I preached at the funeral of one Mr Minnis, who was gunned down at his bar room on Mackey Street. The culprits are still at large. I advanced then as I do now, that the tragedy was due to our collective failure in leadership to do what must be done or at least begin to, because one must realise that we didn’t get into this pandemonium overnight and we will not get out overnight.
We have not even begun to scratch the surface. As that wife and mother uncontrollably dealt with the tragedy it ought to have struck the heart of all those with even an iota of influence in this country to gather fortitude and rally all decent Bahamians to combat the problem.
It is estimated that 71 per cent of all our children today are illegitimate, which means that they have no resident fathers, and in fact many have no fathers at all. This creates a serious problem in such a small Christian country. We must uphold the institution of marriage as ideal.
Marriage must be hailed as the only socially acceptable vehicle through which children are to come into this world. The abnormal has become the norm, this should not be tolerated and its demise must be our goal. The late venerable William Thompson spoke glowingly of the years when legitimate children far outnumbered illegitimate children brought for baptism at St Agnes. “It happened before and it can happen again,” he challenged.
Statistics also show during the last 25 years 29 per cent – or 41,786 births – were to mothers who were between the ages of 10 and 19. This represents 15 per cent of the Bahamas’ present population. This is a national dilemma and disgrace. How much longer are we going to glorify teen pregnancy or illegitimacy? An unmarried young lady, approaching her 40th birthday, told me that she is under pressure from her family and friends to go ahead and have her first child. Our national mind has lost its moral standards. I question those who celebrate pregnancy of unwed mothers with showers and cigars. What is more shocking is that our teenage birth rate is twice that of the US.
I cannot understand why good looking, educated women allow themselves to fall to the stupidity of being unwed mothers.
The alarming divorce rate ought to bother our national mind. In the first six months it was estimated that we had more than 300 applications for divorce. There was an untold number of separations and those for social pride stick it out in ‘hell hole’ in intended homes. Our children are many or all of the times the major victims of these breakdowns in home and family life. Many are traumatised and nervous beings, who feel unloved and unwanted. Human nature being what it is will lead them to search for havens of comfort and acceptability which can and are leading many into gangs, homosexual and lesbian communities, crime, cults, and the likes. What are we to do?
1. A national campaign comprising our collective leadership must be intentional.

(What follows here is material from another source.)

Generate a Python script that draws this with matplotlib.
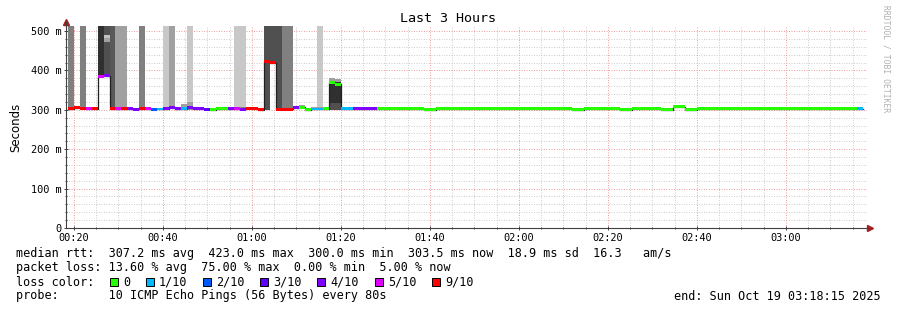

2. We must separate studs from fathers and slackers from mothers. Call a spade a spade.
3. All our institutions, chiefly the public service and the church, must invest money in training counsellors to deal with the matter.
4. We must demand moral excellence from those in leadership and institute a moral code of behaviour for those, especially teachers, who are ultimately responsible for moulding character.
5. Exercise better stewardship with our wealth and include all our islands in our national development so as to redistribute our population.